[Start DATASET CONTENT]

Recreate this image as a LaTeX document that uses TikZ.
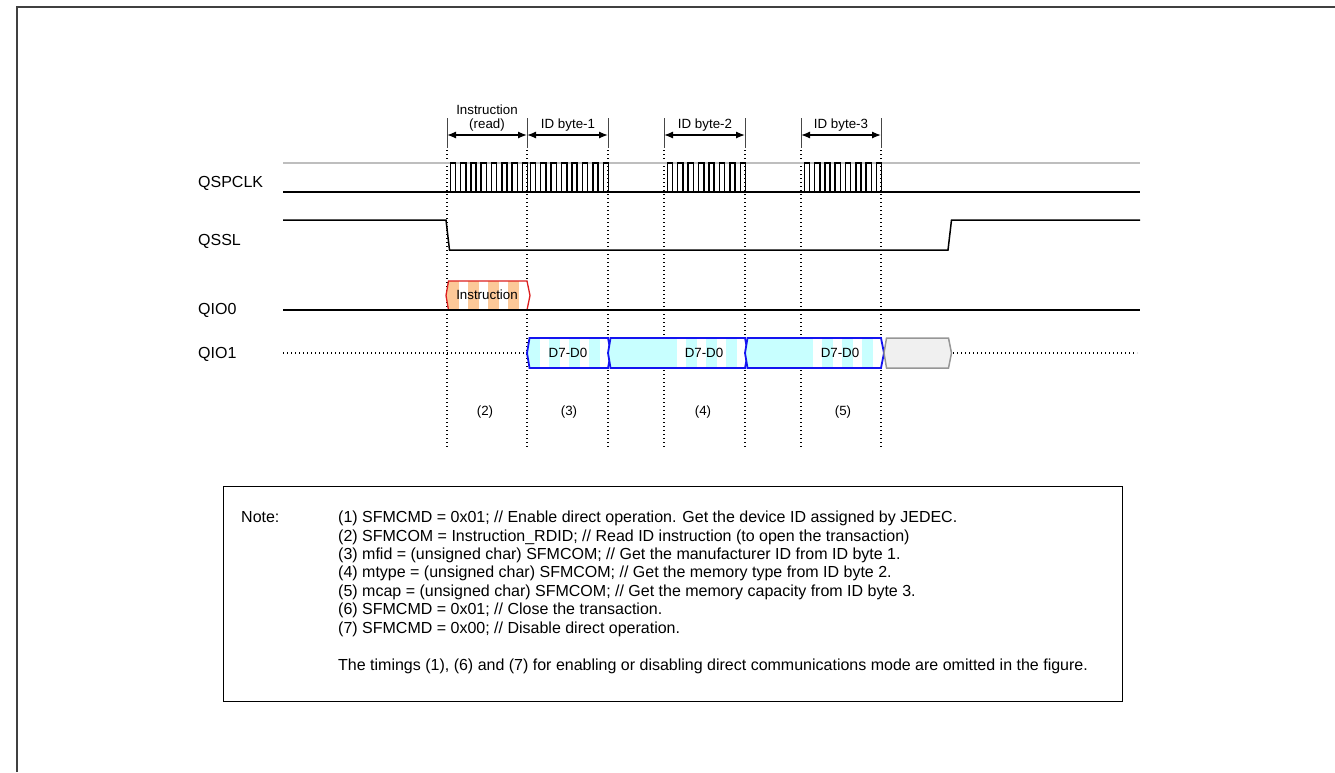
\documentclass[tikz,border=0pt]{standalone}
\usepackage{fontspec}
\setmainfont{Liberation Sans}
\usetikzlibrary{arrows.meta}
\definecolor{orangefill}{RGB}{252,200,152}
\definecolor{redline}{RGB}{220,30,30}
\definecolor{bluline}{RGB}{20,20,240}
\definecolor{cyanfill}{RGB}{200,255,255}
\definecolor{grayfill}{RGB}{240,240,240}
\definecolor{grayline}{RGB}{150,150,150}
\definecolor{clkgray}{RGB}{190,190,190}
\definecolor{borderc}{RGB}{64,64,64}
\definecolor{tickc}{RGB}{70,70,70}
\newcommand{\busbox}[6]{%
  \begin{scope}
    \clip (#1+2.5,#3) -- (#2,#3) -- (#2+3,{(#3+#4)/2}) -- (#2,#4) -- (#1+2.5,#4) -- (#1,{(#3+#4)/2}) -- cycle;
    \fill[#5] (#1-1,#3-1) rectangle (#2+5,#4+1);
    \foreach \k in {0,1,2,3} {\fill[white] ({#2-8-20*\k},#3-1) rectangle ({#2+1-20*\k+5*(\k==0)},#4+1);}
  \end{scope}
  \draw[#6] (#1+2.5,#3) -- (#2,#3) -- (#2+3,{(#3+#4)/2}) -- (#2,#4) -- (#1+2.5,#4) -- (#1,{(#3+#4)/2}) -- cycle;
}
\begin{document}
\begin{tikzpicture}[x=1pt,y=-1pt,
  font=\fontsize{16}{18.4}\selectfont,
  sig/.style={line width=1.5pt},
  dotline/.style={line width=1.3pt, dash pattern=on 1.3pt off 2.7pt},
  tickline/.style={tickc, line width=1pt},
  dimarrow/.style={line width=1.3pt, {Latex[length=9pt,width=7pt]}-{Latex[length=9pt,width=7pt]}},
  small/.style={font=\fontsize{13.33}{15}\selectfont, inner sep=0},
  lbl/.style={inner sep=0, anchor=base west},
  notel/.style={inner sep=0, anchor=base west}]
\useasboundingbox (0,0) rectangle (1335,772);
% outer border
\draw[borderc, line width=1.5pt] (17,772) -- (17,7) -- (1335,7);

% signal names
\node[lbl] (lclk) at (198,187.5) {QSPCLK};
\node[lbl] (lssl) at (198,245.5) {QSSL};
\node[lbl] (lio0) at (198,314.5) {QIO0};
\node[lbl] (lio1) at (198,358.5) {QIO1};

% vertical marker lines
\foreach \x in {447,527,608,664,745,801,881}{
  \draw[tickline] (\x,118) -- (\x,148);
  \draw[dotline] (\x,150) -- (\x,447);
}
% dimension arrows
\foreach \n/\x in {a/447,b/527,c/608,d/664,e/745,f/801,g/881}{
  \coordinate (t\n) at (\x,135);
}
\draw[dimarrow] (ta) -- (tb);
\draw[dimarrow] (tb) -- (tc);
\draw[dimarrow] (td) -- (te);
\draw[dimarrow] (tf) -- (tg);
\node[small, anchor=base] (hinst) at (487,114.5) {Instruction};
\node[small, anchor=base] (hread) at (487,128.5) {(read)};
\node[small, anchor=base] (hb1) at (568,128.5) {ID byte-1};
\node[small, anchor=base] (hb2) at (705,128.5) {ID byte-2};
\node[small, anchor=base] (hb3) at (841,128.5) {ID byte-3};

% QSPCLK
\draw[clkgray, line width=1.2pt] (283,163) -- (1140,163);
\draw[sig] (283,192) -- (1140,192);
\foreach \a/\b in {447/527,527/608,664/745,801/881}{
  \pgfmathsetmacro{\pp}{(\b-\a)*1.03/8}
  \foreach \i in {0,...,7}{
    \pgfmathsetmacro{\rx}{\a+3.3+\i*\pp}
    \pgfmathsetmacro{\fx}{\rx+0.5*\pp}
    \draw[sig] (\rx,192) -- (\rx,163) -- (\fx,163) -- (\fx,192);
  }
}

% QSSL
\draw[sig] (283,220) -- (446,220) -- (449.5,250) -- (948,250) -- (951.5,220) -- (1140,220);

% QIO0
\busbox{446}{527}{281}{310}{orangefill}{redline, line width=1.3pt}
\draw[sig] (283,310) -- (1140,310);
\node[small, anchor=base] (tinst) at (487,299.8) {Instruction};

% QIO1
\draw[dotline] (283,353) -- (527,353);
\busbox{527}{608}{338}{368}{cyanfill}{bluline, line width=1.8pt}
\busbox{608}{745}{338}{368}{cyanfill}{bluline, line width=1.8pt}
\busbox{745}{881}{338}{368}{cyanfill}{bluline, line width=1.8pt}
\filldraw[fill=grayfill, draw=grayline, line width=1.5pt] (886.5,338) -- (948.5,338) -- (951.5,353) -- (948.5,368) -- (886.5,368) -- (884,353) -- cycle;
\draw[dotline] (953,353) -- (1137,353);
\node[small, anchor=base] (d1) at (568,357.8) {D7-D0};
\node[small, anchor=base] (d2) at (704,357.8) {D7-D0};
\node[small, anchor=base] (d3) at (840,357.8) {D7-D0};

% step numbers
\node[small, anchor=base] (s2) at (485,415.8) {(2)};
\node[small, anchor=base] (s3) at (569,415.8) {(3)};
\node[small, anchor=base] (s4) at (703,415.8) {(4)};
\node[small, anchor=base] (s5) at (843,415.8) {(5)};

% note box
\node[draw, line width=1.4pt, minimum width=899pt, minimum height=215pt, inner sep=0, anchor=north west] (notebox) at (223,486) {};
\node[notel] (nlabel) at (241,522.7) {Note:};
\node[notel] (n1) at (338,522.7) {(1) SFMCMD = 0x01; // Enable direct operation. Get the device ID assigned by JEDEC.};
\node[notel] (n2) at (338,541.1) {(2) SFMCOM = Instruction\_RDID; // Read ID instruction (to open the transaction)};
\node[notel] (n3) at (338,559.5) {(3) mfid = (unsigned char) SFMCOM; // Get the manufacturer ID from ID byte 1.};
\node[notel] (n4) at (338,577.9) {(4) mtype = (unsigned char) SFMCOM; // Get the memory type from ID byte 2.};
\node[notel] (n5) at (338,596.3) {(5) mcap = (unsigned char) SFMCOM; // Get the memory capacity from ID byte 3.};
\node[notel] (n6) at (338,614.7) {(6) SFMCMD = 0x01; // Close the transaction.};
\node[notel] (n7) at (338,633.1) {(7) SFMCMD = 0x00; // Disable direct operation.};
\node[notel] (n8) at (338,670.5) {The timings (1), (6) and (7) for enabling or disabling direct communications mode are omitted in the figure.};
\end{tikzpicture}
\end{document}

[End DATASET CONTENT]

Give every line back word for word and leave the pictures out.

__ANSWER TO THE TASK__.
Recreate this image as a LaTeX document that uses TikZ.
\documentclass[tikz,border=0pt]{standalone}
\usepackage{fontspec}
\setmainfont{Liberation Sans}
\usetikzlibrary{arrows.meta}
\definecolor{orangefill}{RGB}{252,200,152}
\definecolor{redline}{RGB}{220,30,30}
\definecolor{bluline}{RGB}{20,20,240}
\definecolor{cyanfill}{RGB}{200,255,255}
\definecolor{grayfill}{RGB}{240,240,240}
\definecolor{grayline}{RGB}{150,150,150}
\definecolor{clkgray}{RGB}{190,190,190}
\definecolor{borderc}{RGB}{64,64,64}
\definecolor{tickc}{RGB}{70,70,70}
\newcommand{\busbox}[6]{%
  \begin{scope}
    \clip (#1+2.5,#3) -- (#2,#3) -- (#2+3,{(#3+#4)/2}) -- (#2,#4) -- (#1+2.5,#4) -- (#1,{(#3+#4)/2}) -- cycle;
    \fill[#5] (#1-1,#3-1) rectangle (#2+5,#4+1);
    \foreach \k in {0,1,2,3} {\fill[white] ({#2-8-20*\k},#3-1) rectangle ({#2+1-20*\k+5*(\k==0)},#4+1);}
  \end{scope}
  \draw[#6] (#1+2.5,#3) -- (#2,#3) -- (#2+3,{(#3+#4)/2}) -- (#2,#4) -- (#1+2.5,#4) -- (#1,{(#3+#4)/2}) -- cycle;
}
\begin{document}
\begin{tikzpicture}[x=1pt,y=-1pt,
  font=\fontsize{16}{18.4}\selectfont,
  sig/.style={line width=1.5pt},
  dotline/.style={line width=1.3pt, dash pattern=on 1.3pt off 2.7pt},
  tickline/.style={tickc, line width=1pt},
  dimarrow/.style={line width=1.3pt, {Latex[length=9pt,width=7pt]}-{Latex[length=9pt,width=7pt]}},
  small/.style={font=\fontsize{13.33}{15}\selectfont, inner sep=0},
  lbl/.style={inner sep=0, anchor=base west},
  notel/.style={inner sep=0, anchor=base west}]
\useasboundingbox (0,0) rectangle (1335,772);
% outer border
\draw[borderc, line width=1.5pt] (17,772) -- (17,7) -- (1335,7);

% signal names
\node[lbl] (lclk) at (198,187.5) {QSPCLK};
\node[lbl] (lssl) at (198,245.5) {QSSL};
\node[lbl] (lio0) at (198,314.5) {QIO0};
\node[lbl] (lio1) at (198,358.5) {QIO1};

% vertical marker lines
\foreach \x in {447,527,608,664,745,801,881}{
  \draw[tickline] (\x,118) -- (\x,148);
  \draw[dotline] (\x,150) -- (\x,447);
}
% dimension arrows
\foreach \n/\x in {a/447,b/527,c/608,d/664,e/745,f/801,g/881}{
  \coordinate (t\n) at (\x,135);
}
\draw[dimarrow] (ta) -- (tb);
\draw[dimarrow] (tb) -- (tc);
\draw[dimarrow] (td) -- (te);
\draw[dimarrow] (tf) -- (tg);
\node[small, anchor=base] (hinst) at (487,114.5) {Instruction};
\node[small, anchor=base] (hread) at (487,128.5) {(read)};
\node[small, anchor=base] (hb1) at (568,128.5) {ID byte-1};
\node[small, anchor=base] (hb2) at (705,128.5) {ID byte-2};
\node[small, anchor=base] (hb3) at (841,128.5) {ID byte-3};

% QSPCLK
\draw[clkgray, line width=1.2pt] (283,163) -- (1140,163);
\draw[sig] (283,192) -- (1140,192);
\foreach \a/\b in {447/527,527/608,664/745,801/881}{
  \pgfmathsetmacro{\pp}{(\b-\a)*1.03/8}
  \foreach \i in {0,...,7}{
    \pgfmathsetmacro{\rx}{\a+3.3+\i*\pp}
    \pgfmathsetmacro{\fx}{\rx+0.5*\pp}
    \draw[sig] (\rx,192) -- (\rx,163) -- (\fx,163) -- (\fx,192);
  }
}

% QSSL
\draw[sig] (283,220) -- (446,220) -- (449.5,250) -- (948,250) -- (951.5,220) -- (1140,220);

% QIO0
\busbox{446}{527}{281}{310}{orangefill}{redline, line width=1.3pt}
\draw[sig] (283,310) -- (1140,310);
\node[small, anchor=base] (tinst) at (487,299.8) {Instruction};

% QIO1
\draw[dotline] (283,353) -- (527,353);
\busbox{527}{608}{338}{368}{cyanfill}{bluline, line width=1.8pt}
\busbox{608}{745}{338}{368}{cyanfill}{bluline, line width=1.8pt}
\busbox{745}{881}{338}{368}{cyanfill}{bluline, line width=1.8pt}
\filldraw[fill=grayfill, draw=grayline, line width=1.5pt] (886.5,338) -- (948.5,338) -- (951.5,353) -- (948.5,368) -- (886.5,368) -- (884,353) -- cycle;
\draw[dotline] (953,353) -- (1137,353);
\node[small, anchor=base] (d1) at (568,357.8) {D7-D0};
\node[small, anchor=base] (d2) at (704,357.8) {D7-D0};
\node[small, anchor=base] (d3) at (840,357.8) {D7-D0};

% step numbers
\node[small, anchor=base] (s2) at (485,415.8) {(2)};
\node[small, anchor=base] (s3) at (569,415.8) {(3)};
\node[small, anchor=base] (s4) at (703,415.8) {(4)};
\node[small, anchor=base] (s5) at (843,415.8) {(5)};

% note box
\node[draw, line width=1.4pt, minimum width=899pt, minimum height=215pt, inner sep=0, anchor=north west] (notebox) at (223,486) {};
\node[notel] (nlabel) at (241,522.7) {Note:};
\node[notel] (n1) at (338,522.7) {(1) SFMCMD = 0x01; // Enable direct operation. Get the device ID assigned by JEDEC.};
\node[notel] (n2) at (338,541.1) {(2) SFMCOM = Instruction\_RDID; // Read ID instruction (to open the transaction)};
\node[notel] (n3) at (338,559.5) {(3) mfid = (unsigned char) SFMCOM; // Get the manufacturer ID from ID byte 1.};
\node[notel] (n4) at (338,577.9) {(4) mtype = (unsigned char) SFMCOM; // Get the memory type from ID byte 2.};
\node[notel] (n5) at (338,596.3) {(5) mcap = (unsigned char) SFMCOM; // Get the memory capacity from ID byte 3.};
\node[notel] (n6) at (338,614.7) {(6) SFMCMD = 0x01; // Close the transaction.};
\node[notel] (n7) at (338,633.1) {(7) SFMCMD = 0x00; // Disable direct operation.};
\node[notel] (n8) at (338,670.5) {The timings (1), (6) and (7) for enabling or disabling direct communications mode are omitted in the figure.};
\end{tikzpicture}
\end{document}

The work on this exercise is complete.